_Objective_: From the first line of the listing below, retype each line up to and including the one with "from matplotlib.patches import Rectangle"; pictures stay out.

_Data block_:
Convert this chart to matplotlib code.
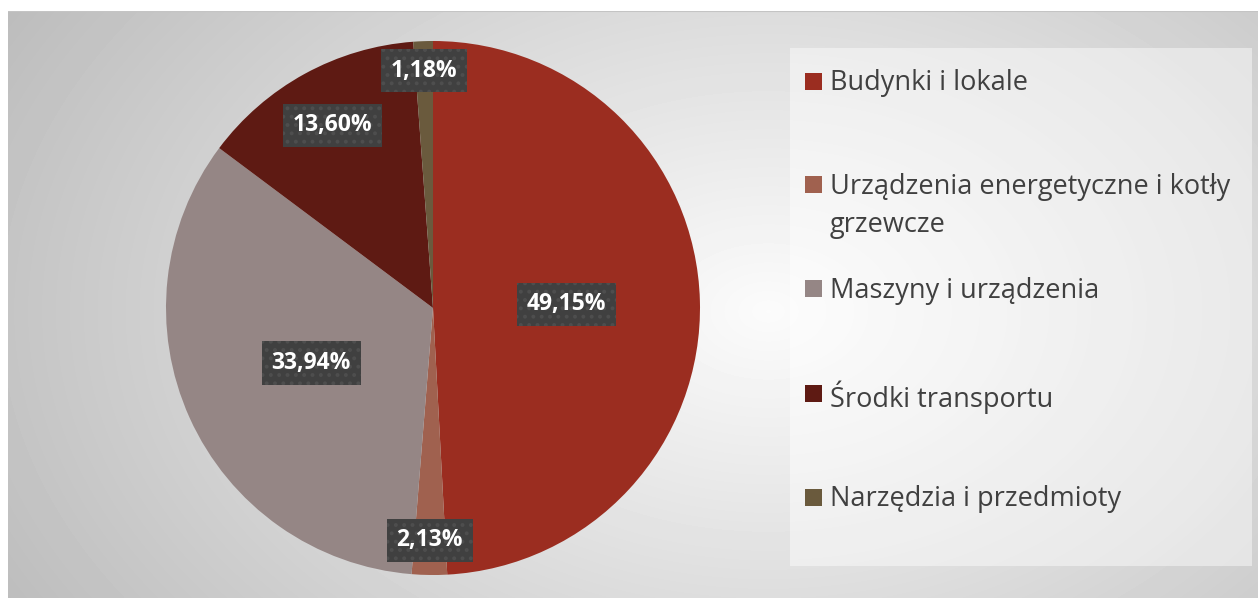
import numpy as np
import matplotlib
matplotlib.use("Agg")
import matplotlib.pyplot as plt
from matplotlib.patches import Rectangle

# data
categories = [
    "Budynki i lokale",
    "Urządzenia energetyczne i kotły\ngrzewcze",
    "Maszyny i urządzenia",
    "Środki transportu",
    "Narzędzia i przedmioty",
]
shares = [49.15, 2.13, 33.94, 13.60, 1.18]
pct_labels = ["49,15%", "2,13%", "33,94%", "13,60%", "1,18%"]
colors = ["#9b2d20", "#a0614f", "#958685", "#5e1a13", "#6a5a3d"]

# label distance from centre (fraction of radius), Excel "best fit" look
label_dist = [0.50, 0.87, 0.50, 0.78, 0.89]

plt.rcParams["font.family"] = ["Open Sans", "DejaVu Sans"]
plt.rcParams["hatch.linewidth"] = 1.6

W, H = 1258, 598
fig = plt.figure(figsize=(W / 100, H / 100), dpi=100)
fig.patch.set_facecolor("white")

# chart area background with radial gradient
bg = fig.add_axes([8 / W, 0, (W - 8) / W, (H - 11) / H])
bg.set_axis_off()
yy, xx = np.mgrid[0:H - 11, 0:W - 8]
cx, cy = 760, 300
d = np.sqrt(((xx - cx) / 820) ** 2 + ((yy - cy) / 560) ** 2)
shade = np.clip(0.985 - 0.23 * d, 0.70, 1.0)
bg.imshow(shade, cmap="gray", vmin=0, vmax=1, aspect="auto",
          extent=[0, 1, 0, 1], origin="upper", interpolation="bilinear")
bg.set_xlim(0, 1)
bg.set_ylim(0, 1)
bg.axhline(1, color="#c4c4c4", lw=1.5)

# legend panel (translucent white)
fig.patches.append(Rectangle((790 / W, (H - 566) / H), (1252 - 790) / W, (566 - 48) / H,
                             transform=fig.transFigure, facecolor="white",
                             alpha=0.45, edgecolor="none", zorder=1))

# pie
cxp, cyp, r = 433, 308, 267
ax = fig.add_axes([(cxp - r) / W, (H - cyp - r) / H, 2 * r / W, 2 * r / H])
wedges, _ = ax.pie(shares, colors=colors, startangle=90, counterclock=False,
                   radius=1.0, wedgeprops=dict(linewidth=0))
ax.set_xlim(-1, 1)
ax.set_ylim(-1, 1)

for w, lab, dist in zip(wedges, pct_labels, label_dist):
    ang = np.deg2rad((w.theta1 + w.theta2) / 2)
    ax.text(dist * np.cos(ang), dist * np.sin(ang), lab, ha="center", va="center",
            color="white", fontsize=16.5, fontweight="bold",
            bbox=dict(boxstyle="square,pad=0.42", facecolor="#404040",
                      edgecolor="#4e4e4e", linewidth=0, hatch=".."))

# legend (manual, Excel style)
top_y = 81
step = 104
line_step = 36
for k, name in enumerate(categories):
    y = top_y + k * step
    fig.patches.append(Rectangle((805 / W, (H - y - 8.5) / H), 17 / W, 17 / H,
                                 transform=fig.transFigure, facecolor=colors[k],
                                 edgecolor="none", zorder=3))
    fig.text(830 / W, (H - y + line_step / 2 - 6) / H, name, ha="left", va="top",
             color="#404040", fontsize=19.5, linespacing=1.48,
             transform=fig.transFigure)

fig.savefig("out.png", dpi=100)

_The reply_:
Convert this chart to matplotlib code.
import numpy as np
import matplotlib
matplotlib.use("Agg")
import matplotlib.pyplot as plt
from matplotlib.patches import Rectangle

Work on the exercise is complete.